La session parlementaire du 13 mai dernier fera date dans l’histoire de Maurice, car elle a marqué la fin des pratiques barbares par les services de sécurité du pays. On a peine à croire qu’une clause de notre Constitution, adoptée au moment de l’accession du pays à l’indépendance, a autorisé jusqu’à mardi dernier le recours à la torture. En effet, comme l’a souligné l’Attorney General, Gavin Glover, qui a présenté un amendement dans ce sens au Parlement mardi, alors que la clause 7 (1) stipule que « No person shall be subjected to torture or inhuman or degrading punishment or other such treatment », la clause suivante 7(2), « authorises the infliction of any description of punishment that was lawful in Mauritius on 11 March 1964 ». Ce qui, selon le Premier ministre, Navin Ramgoolam, ouvre la porte à de graves violations des droits humains par un régime oppressif décidé à défier les principes universels concernant l’intégrité physique et la dignité.
Le comité des Nations Unies contre la torture avait depuis longtemps, soit depuis 2017, constaté cette provision dans nos textes de loi et avait intimé le gouvernement de l’abroger. Pour ce comité, aucune justification ne peut être invoquée en aucune circonstance, qu’elle soit juridique, politique ou historique, pour permettre la torture ou des châtiments inhumains. Cet amendement constitue un pas en avant significatif pour les droits de l’homme à Maurice. Il renforce la protection constitutionnelle contre la torture et envoie un message clair que de telles pratiques sont interdites sans équivoque. Il répond également aux préoccupations soulevées par les organes internationaux de défense des droits de l’homme et démontre un engagement à faire respecter les droits fondamentaux de l’homme.

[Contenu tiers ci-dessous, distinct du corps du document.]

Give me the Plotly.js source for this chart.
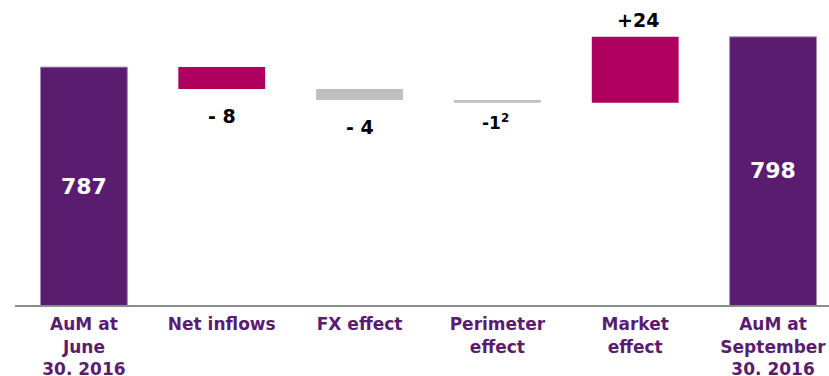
<!DOCTYPE html>
<html>
<head>
<meta charset="utf-8">
<script src="https://cdn.plot.ly/plotly-3.0.1.min.js"></script>
<style>
  html, body { margin: 0; padding: 0; background: #ffffff; overflow: hidden; }
  #chart { width: 829px; height: 376px; }
</style>
</head>
<body>
<div id="chart"></div>
<script>
// Assets under management bridge, June -> September 2016 (EUR bn)
const categories = [
  'AuM at<br>June<br>30. 2016',
  'Net inflows',
  'FX effect',
  'Perimeter<br>effect',
  'Market<br>effect',
  'AuM at<br>September<br>30. 2016'
];
const values   = [787, -8, -4, -1, 24, 798];
const measures = ['absolute', 'relative', 'relative', 'relative', 'relative', 'total'];
const valueLabels = ['787', '- 8', '- 4', '-1<sup>2</sup>', '+24', '798'];

// colours
const PURPLE = '#5a1c6e';
const MAGENTA = '#b0005f';
const GREY = '#bfbfbf';
const barColors = [PURPLE, MAGENTA, GREY, GREY, MAGENTA, PURPLE];

const yMin = 700.5, yMax = 811.4;

// running totals -> bar base and length
const bases = [], lengths = [], ends = [];
let running = 0;
values.forEach((v, i) => {
  if (measures[i] === 'relative') {
    bases.push(running);
    lengths.push(v);
    running += v;
  } else {
    bases.push(0);
    lengths.push(v);
    running = v;
  }
  ends.push(running);
});

const trace = {
  type: 'bar',
  x: categories,
  base: bases,
  y: lengths,
  width: 0.63,
  marker: {
    color: barColors,
    line: {
      color: barColors.map(c => c === PURPLE ? '#a48cb6' : c),
      width: barColors.map(c => c === PURPLE ? 1 : 0)
    }
  },
  hoverinfo: 'skip'
};

const FONT = 'DejaVu Sans, Verdana, sans-serif';

const annotations = values.map((v, i) => {
  const base = {
    x: categories[i],
    xref: 'x', yref: 'y',
    text: valueLabels[i],
    showarrow: false,
    font: { family: FONT, size: 19, color: '#000000', weight: 700 }
  };
  if (measures[i] !== 'relative') {
    // centred in the visible part of the column
    base.y = (yMin + values[i]) / 2;
    base.yanchor = 'middle';
    base.font = Object.assign({}, base.font, { size: 22, color: '#ffffff' });
  } else if (v < 0) {
    base.y = ends[i];
    base.yanchor = 'middle';
    if (Math.abs(v) < 2) {
      base.font = Object.assign({}, base.font, { size: 17 });
      base.yshift = -19;
      base.xshift = -2;
    } else {
      base.yshift = -27;
    }
  } else {
    base.y = ends[i];
    base.yanchor = 'middle';
    base.yshift = 17;
    base.xshift = 3;
  }
  return base;
});

const layout = {
  width: 829,
  height: 376,
  margin: { l: 15, r: 0, t: 0, b: 71, pad: 0 },
  paper_bgcolor: '#ffffff',
  plot_bgcolor: '#ffffff',
  showlegend: false,
  xaxis: {
    type: 'category',
    range: [-0.5, 5.406],
    showline: true,
    linecolor: '#8c8c8c',
    linewidth: 2,
    ticks: '',
    ticklabelstandoff: 3,
    showgrid: false,
    zeroline: false,
    tickfont: { family: FONT, size: 17, color: PURPLE, weight: 700 },
    fixedrange: true
  },
  yaxis: {
    range: [yMin, yMax],
    visible: false,
    showgrid: false,
    zeroline: false,
    fixedrange: true
  },
  annotations: annotations
};

Plotly.newPlot('chart', [trace], layout, { displayModeBar: false, staticPlot: true });
</script>
</body>
</html>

C’est un message fort adressé également à la force policière, qui est assez souvent accusée d’avoir recours à la violence. Des faits sont rapportés régulièrement dans les médias et le nombre de cas rapportés au Police Complaint Office en dit long. Ainsi, les forces de l’ordre seront désormais tenues d’avoir une approche plus humaine et plus professionnelle, même si elles sont appelées à traiter des situations difficiles. Un des derniers cas, qui a pratiquement été suivi en direct sur la page Facebook, a été la manière excessive dont la police a procédé à l’arrestation de l’activiste social George Ah Yan, figure très connue à Mahébourg et dans le pays. D’ailleurs, ce dernier, qui a recueilli beaucoup de témoignages de sympathie, ne compte pas rester les bras croisés.

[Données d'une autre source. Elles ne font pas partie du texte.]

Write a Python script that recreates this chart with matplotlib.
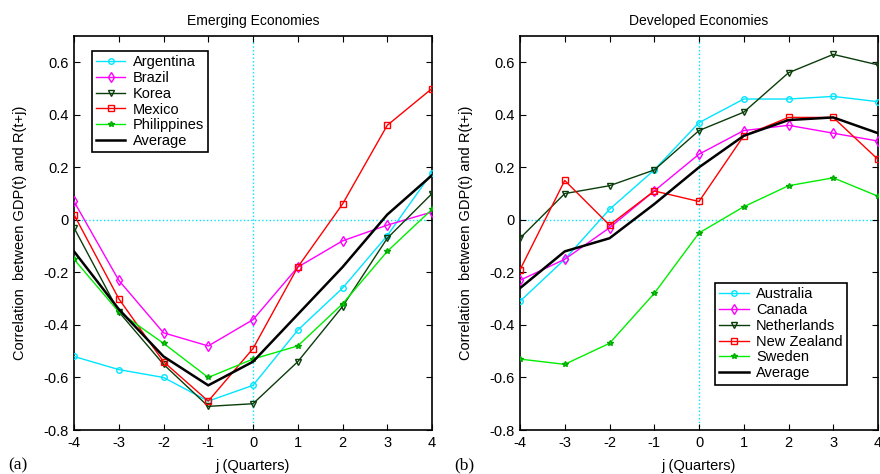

Le deuxième changement historique apporté à nos textes de loi mardi concerne la section 242. Cette section du code pénal, présentée toujours par l’Attorney General, a été qualifiée « d’excuse de l’époque coloniale pour la violence basée sur le genre » par le député Kushal Lobine. « Ce projet de loi ne se contente pas d’actualiser notre loi; il défend la dignité de chaque personne, aligne nos statuts sur notre Constitution, respecte les obligations internationales et encadre une fiction juridique selon laquelle certains meurtres sont excusables parce qu’ils sont émotionnels. »

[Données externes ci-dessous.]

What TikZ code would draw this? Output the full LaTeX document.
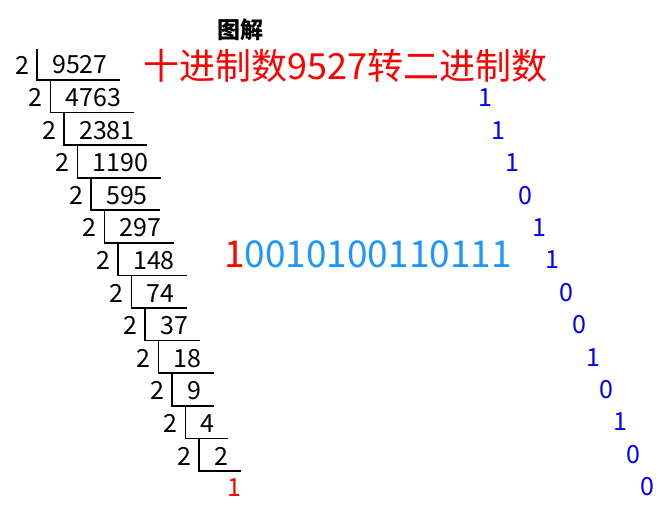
\documentclass[tikz,border=0pt]{standalone}
\usepackage{fontspec}
\setmainfont{Noto Sans CJK SC}
\definecolor{resblue}{RGB}{30,150,255}
\tikzset{
  digit/.style={font=\fontsize{25}{28}\selectfont, inner sep=0pt},
  quot/.style={digit, anchor=west},
  rem/.style={digit, text=blue},
  bar/.style={line width=1.8pt}
}
\begin{document}
\begin{tikzpicture}[x=1pt, y=-1pt]
\useasboundingbox (0,0) rectangle (672,518);
\node[font=\fontsize{23}{26}\selectfont\bfseries] (heading) at (240,30) {图解};
\node[font=\fontsize{36}{40}\selectfont, text=red, inner sep=0pt] (title) at (345.5,66) {十进制数9527转二进制数};
% ladder of divisions by 2
\node[digit] (d0) at (22,65) {2};
\node[quot] (q0) at (52,65) {9527};
\draw[bar] (37,49) |- (120,80);
\node[digit] (d1) at (35.5,97.6) {2};
\node[quot] (q1) at (65.5,97.6) {4763};
\draw[bar] (50.5,80) |- (133.5,112.6);
\node[digit] (d2) at (49,130.2) {2};
\node[quot] (q2) at (79,130.2) {2381};
\draw[bar] (64,112.6) |- (147,145.2);
\node[digit] (d3) at (62.5,162.7) {2};
\node[quot] (q3) at (92.5,162.7) {1190};
\draw[bar] (77.5,145.2) |- (160.5,177.7);
\node[digit] (d4) at (76,195.3) {2};
\node[quot] (q4) at (106,195.3) {595};
\draw[bar] (91,177.7) |- (160,210.3);
\node[digit] (d5) at (89.5,227.9) {2};
\node[quot] (q5) at (119.5,227.9) {297};
\draw[bar] (104.5,210.3) |- (173.5,242.9);
\node[digit] (d6) at (103,260.5) {2};
\node[quot] (q6) at (133,260.5) {148};
\draw[bar] (118,242.9) |- (187,275.5);
\node[digit] (d7) at (116.5,293.1) {2};
\node[quot] (q7) at (146.5,293.1) {74};
\draw[bar] (131.5,275.5) |- (186.5,308.1);
\node[digit] (d8) at (130,325.6) {2};
\node[quot] (q8) at (160,325.6) {37};
\draw[bar] (145,308.1) |- (200,340.6);
\node[digit] (d9) at (143.5,358.2) {2};
\node[quot] (q9) at (173.5,358.2) {18};
\draw[bar] (158.5,340.6) |- (213.5,373.2);
\node[digit] (d10) at (157,390.8) {2};
\node[quot] (q10) at (187,390.8) {9};
\draw[bar] (172,373.2) |- (214,405.8);
\node[digit] (d11) at (170.5,423.4) {2};
\node[quot] (q11) at (200.5,423.4) {4};
\draw[bar] (185.5,405.8) |- (227.5,438.4);
\node[digit] (d12) at (184,456) {2};
\node[quot] (q12) at (214,456) {2};
\draw[bar] (199,438.4) |- (241,471);
\node[digit, text=red] (last) at (234,488) {1};
% remainders
\node[rem] (r0) at (485,98) {1};
\node[rem] (r1) at (498.5,130.4) {1};
\node[rem] (r2) at (512,162.8) {1};
\node[rem] (r3) at (525.5,195.2) {0};
\node[rem] (r4) at (539,227.6) {1};
\node[rem] (r5) at (552.5,260) {1};
\node[rem] (r6) at (566,292.4) {0};
\node[rem] (r7) at (579.5,324.8) {0};
\node[rem] (r8) at (593,357.2) {1};
\node[rem] (r9) at (606.5,389.6) {0};
\node[rem] (r10) at (620,422) {1};
\node[rem] (r11) at (633.5,454.4) {0};
\node[rem] (r12) at (647,486.8) {0};
\node[font=\fontsize{37}{42}\selectfont, text=resblue, inner sep=0pt, anchor=west] (result) at (224,254.5) {\textcolor{red}{1}0010100110111};
\end{tikzpicture}
\end{document}
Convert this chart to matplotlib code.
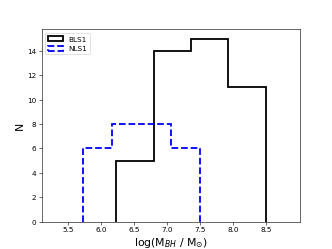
import matplotlib
matplotlib.use("Agg")
import matplotlib.pyplot as plt
import numpy as np

bls1_edges = [6.23, 6.795, 7.36, 7.925, 8.49]
bls1_counts = [5, 14, 15, 11]
nls1_edges = [5.72, 6.16, 6.605, 7.05, 7.49]
nls1_counts = [6, 8, 8, 6]

fig, ax = plt.subplots(figsize=(6.4, 4.8), dpi=52)

def centers(e):
    e = np.asarray(e)
    return (e[:-1] + e[1:]) / 2

ax.hist(centers(bls1_edges), bins=bls1_edges, weights=bls1_counts,
        histtype='step', color='black', lw=2.5, label='BLS1')
ax.hist(centers(nls1_edges), bins=nls1_edges, weights=nls1_counts,
        histtype='step', color='blue', lw=2.5, ls='--', label='NLS1')

ax.set_xlim(5.1, 9.0)
ax.set_xticks([5.5, 6.0, 6.5, 7.0, 7.5, 8.0, 8.5])
ax.set_yticks(range(0, 15, 2))
ax.set_xlabel(r'log(M$_{BH}$ / M$_{\odot}$)', fontsize=15)
ax.set_ylabel('N', fontsize=15)
ax.legend(loc='upper left')

fig.savefig('out.png', dpi=52)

La ministre Arianne Navarre Marie, militante féministe également, souligne que dans la logique historique, la section 242 du Code pénal justifie les féminicides en offrant une excuse légale à un mari tuant sa femme en flagrant délit d’adultère, alors que la loi ne s’applique pas au mari. L’abrogation de la section 242 du Code pénal veut dire que tout cas d’homicide, de blessure et de coups infligés par un mari ou un conjoint en cas d’adultère ne sera plus considéré comme excusable.
Ainsi, l’adultère ne pourra plus servir de prétexte ou d’excuse pour violenter ou tuer une personne. « Nous mettons fin à un système patriarcal de notre société et qui a trop duré », insiste la ministre. L’Attorney General ne compte pas s’arrêter en si bon chemin dans le sens de la libération de la femme en annonçant la présentation prochaine d’un Domestic Abuse Bill, qui, entre autres, condamnera le viol conjugal. « Il est inadmissible qu’une femme puisse être contrainte, sous prétexte du mariage, que l’union légale puisse être invoquée pour priver une personne de son consentement et de son intégrité », insiste la ministre.
Le Premier ministre a annoncé que ces amendements ne sont que le prélude d’autres changements à venir. Il a annoncé la constitution prochaine du Constitutional Review Council.